We want to give you information and criteria for you to choose the paddle that best suits your level and the type of Stand Up Paddleboarding that you practice.
Types of SUP oars
By building material
Oars can be made out of different materials such as aluminum, plastic, fiberglass, carbon, Kevlar and wood. The difference between the materials that make up an oar can be quite noticeable, even if the oars are made with mixed materials. The most common is carbon, for its particularly light weight, and the advantages of offering high rigidity and a good “memory” (the material can be bent or deformed slightly, always returning to its original shape).
Fiberglass is a cheaper material and it usually bends more while rowing, making the movements softer. Aluminum oars are rigid enough for their size but compared to the other options they are heavier and, due to their properties, they tend to bend or even break in half.
Kevlar is a material with a high tensile strength, five times stronger than iron and lighter than carbon. It also offers a very high impact resistance and tear, but it is one of the most expensive materials.
Wood is the pioneer material, the original one, one that always floats and one that, within its weight and delicacy, is quite strong.
An important detail regarding the materials is their buoyancy, in the case of aluminum it’s advisable to include a rubber piece on the shaft that allows the paddle to float. The other materials have a high buoyancy, being second only to wood.
Currently we have paddles of pure carbon, made only of wood or only of glass fiber. This means that both the blade and spar are made out of the same material. Likewise, we can find hybrid oars on the market, such as ones with a fiber blade and aluminum pole or wooden and carbon blade and carbon pole. Another option is the Kevlar paddle with a carbon pole. Each brand has its own models and fabrications, always looking for a very flexible, strong oar, and as light as possible.
The materials have a high impact on the price of the oar. Full carbon oars are usually more expensive than aluminum ones. In between we can find fiber oars. Finally, the wooden ones are a little more expensive since they are usually handcrafted and custom made.
SUP paddles can be purchased in two ways:
1. Fixed oars
Recommended for any type of person, this is the most common type of oar, albeit not commonly used by experts nor is the preferred choice for a beginner. When buying a fixed oar, it will always come uncut and with a loose knob. Therefore it is necessary to measure your SUP oar and depending on your ideal length, that’s how you should cut and paste the oar.
2. Adjustable oars
As the name suggests, these are not fixed and can be easily adjusted between two measures, which are usually between 170 cm to 210 cm and they can vary more or less 10 cm at each end. In the case of children, the oars are smaller while maintaining the adjustable feature that allows shortening and lengthening them to the desired size. The oars can come in two or three pieces; the latter differ from the former in that they have a fixed hitch that allows you to easily remove and put the blade back on, to reduce the size of the oar and simplify their transportation, for instance, inside the bag of an inflatable SUP board, with which you can even travel by plane.

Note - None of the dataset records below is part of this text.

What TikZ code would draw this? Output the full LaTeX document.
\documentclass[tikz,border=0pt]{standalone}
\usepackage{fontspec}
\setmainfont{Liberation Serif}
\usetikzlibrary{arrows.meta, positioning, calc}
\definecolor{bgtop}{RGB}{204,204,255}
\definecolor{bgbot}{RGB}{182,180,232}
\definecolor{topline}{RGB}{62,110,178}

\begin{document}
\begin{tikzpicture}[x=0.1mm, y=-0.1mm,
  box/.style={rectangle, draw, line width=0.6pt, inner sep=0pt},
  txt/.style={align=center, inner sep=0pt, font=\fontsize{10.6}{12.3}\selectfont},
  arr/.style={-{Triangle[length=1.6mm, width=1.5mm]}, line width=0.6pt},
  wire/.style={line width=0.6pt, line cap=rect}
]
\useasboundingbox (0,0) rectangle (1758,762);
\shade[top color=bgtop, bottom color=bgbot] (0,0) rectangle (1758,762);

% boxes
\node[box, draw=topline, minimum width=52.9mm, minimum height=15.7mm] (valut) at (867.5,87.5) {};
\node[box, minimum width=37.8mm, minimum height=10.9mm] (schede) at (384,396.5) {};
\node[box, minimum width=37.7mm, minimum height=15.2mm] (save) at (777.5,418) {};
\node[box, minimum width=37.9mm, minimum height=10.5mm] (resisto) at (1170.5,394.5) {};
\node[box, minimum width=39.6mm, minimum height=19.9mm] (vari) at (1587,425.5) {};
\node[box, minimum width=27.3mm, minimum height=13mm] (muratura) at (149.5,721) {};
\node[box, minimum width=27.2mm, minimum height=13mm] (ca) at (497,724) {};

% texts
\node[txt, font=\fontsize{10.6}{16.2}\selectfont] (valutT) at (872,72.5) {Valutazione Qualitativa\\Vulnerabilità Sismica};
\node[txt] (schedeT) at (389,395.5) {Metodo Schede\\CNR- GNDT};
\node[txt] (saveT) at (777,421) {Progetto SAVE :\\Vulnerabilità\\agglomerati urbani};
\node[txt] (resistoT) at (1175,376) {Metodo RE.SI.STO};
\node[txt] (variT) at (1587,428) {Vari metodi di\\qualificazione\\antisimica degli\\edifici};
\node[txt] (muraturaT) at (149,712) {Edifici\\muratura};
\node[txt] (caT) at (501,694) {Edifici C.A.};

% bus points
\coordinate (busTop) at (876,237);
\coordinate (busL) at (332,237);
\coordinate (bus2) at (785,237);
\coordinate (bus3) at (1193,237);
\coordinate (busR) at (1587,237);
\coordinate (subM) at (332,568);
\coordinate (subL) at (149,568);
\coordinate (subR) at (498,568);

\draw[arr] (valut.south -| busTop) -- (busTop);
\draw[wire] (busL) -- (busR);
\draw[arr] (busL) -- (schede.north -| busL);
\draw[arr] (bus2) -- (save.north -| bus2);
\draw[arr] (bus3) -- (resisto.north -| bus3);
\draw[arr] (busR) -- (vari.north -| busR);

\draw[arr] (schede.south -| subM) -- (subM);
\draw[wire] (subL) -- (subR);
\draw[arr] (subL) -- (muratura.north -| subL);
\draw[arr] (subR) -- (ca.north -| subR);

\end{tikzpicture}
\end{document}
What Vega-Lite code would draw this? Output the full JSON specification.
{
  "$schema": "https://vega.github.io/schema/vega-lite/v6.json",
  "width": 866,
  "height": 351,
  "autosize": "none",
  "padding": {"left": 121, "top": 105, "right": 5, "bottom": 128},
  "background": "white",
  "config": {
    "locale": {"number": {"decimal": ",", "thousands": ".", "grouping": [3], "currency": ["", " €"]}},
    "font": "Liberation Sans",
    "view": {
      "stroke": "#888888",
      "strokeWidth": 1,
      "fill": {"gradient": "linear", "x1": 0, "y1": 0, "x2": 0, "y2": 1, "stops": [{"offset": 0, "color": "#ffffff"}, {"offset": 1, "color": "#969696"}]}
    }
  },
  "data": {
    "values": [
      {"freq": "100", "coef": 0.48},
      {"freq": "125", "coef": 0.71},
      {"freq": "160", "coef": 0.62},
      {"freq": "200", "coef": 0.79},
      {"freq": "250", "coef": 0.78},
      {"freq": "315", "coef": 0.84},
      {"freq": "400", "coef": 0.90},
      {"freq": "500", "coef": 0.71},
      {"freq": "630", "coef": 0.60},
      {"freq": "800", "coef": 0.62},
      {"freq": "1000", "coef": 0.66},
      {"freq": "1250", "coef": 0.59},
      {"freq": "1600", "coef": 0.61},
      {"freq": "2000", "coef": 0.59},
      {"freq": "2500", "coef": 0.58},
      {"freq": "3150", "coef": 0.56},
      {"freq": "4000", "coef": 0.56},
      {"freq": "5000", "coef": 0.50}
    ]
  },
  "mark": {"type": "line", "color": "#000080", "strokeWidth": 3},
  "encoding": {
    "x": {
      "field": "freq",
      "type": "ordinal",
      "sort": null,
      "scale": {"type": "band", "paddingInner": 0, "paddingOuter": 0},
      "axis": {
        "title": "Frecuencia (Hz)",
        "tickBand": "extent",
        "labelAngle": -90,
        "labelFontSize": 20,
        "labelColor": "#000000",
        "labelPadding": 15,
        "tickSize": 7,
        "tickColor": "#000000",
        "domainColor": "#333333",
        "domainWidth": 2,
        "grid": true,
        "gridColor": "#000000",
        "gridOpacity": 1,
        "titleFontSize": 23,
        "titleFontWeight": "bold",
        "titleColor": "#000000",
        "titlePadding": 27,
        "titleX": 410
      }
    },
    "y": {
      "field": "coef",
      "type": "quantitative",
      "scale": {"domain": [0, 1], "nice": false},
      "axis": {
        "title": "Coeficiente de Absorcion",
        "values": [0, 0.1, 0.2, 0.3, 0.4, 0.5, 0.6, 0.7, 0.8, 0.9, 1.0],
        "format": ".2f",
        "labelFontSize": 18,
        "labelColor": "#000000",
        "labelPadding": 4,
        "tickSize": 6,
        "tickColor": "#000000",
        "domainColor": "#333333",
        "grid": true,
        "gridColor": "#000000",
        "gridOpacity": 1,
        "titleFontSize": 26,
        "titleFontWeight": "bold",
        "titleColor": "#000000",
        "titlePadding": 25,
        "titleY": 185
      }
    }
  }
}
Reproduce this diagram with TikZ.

Adjustable paddles are best suited for beginners and schools, most of these are made of aluminum, but there are also models of different brands in reinforced fiberglass and carbon.
Choose your oar according to their usage or modality of Stand Up Paddle
After reading about the materials and ways in which we can acquire an oar, we will focus on the use we will give to them according to the method in which we will practice Stand Up Paddleboarding.
- If we were to do short and sporadic trips, it would be best to opt for a fixed or adjustable aluminum or fiberglass oar.
- If we want versatility for both trips or small to medium waves, we can choose a fixed or adjustable fiberglass, carbon or hybrid oar.
- If we plan to do long journeys or medium to large waves, a fixed carbon, kevlar or wooden oar will be a good option to consider, assuming that the level of the user is medium to high. For beginners aiming to achieve more advanced levels we recommend a hybrid adjustable oar, to start moving in waves and make progressively longer trips.
- If you like to go on fast rivers with your board, the most recommended oars are fiber ones with a plastic paddle. If you have an aluminum oar, remember to put a rubber piece on the pole to get it to float.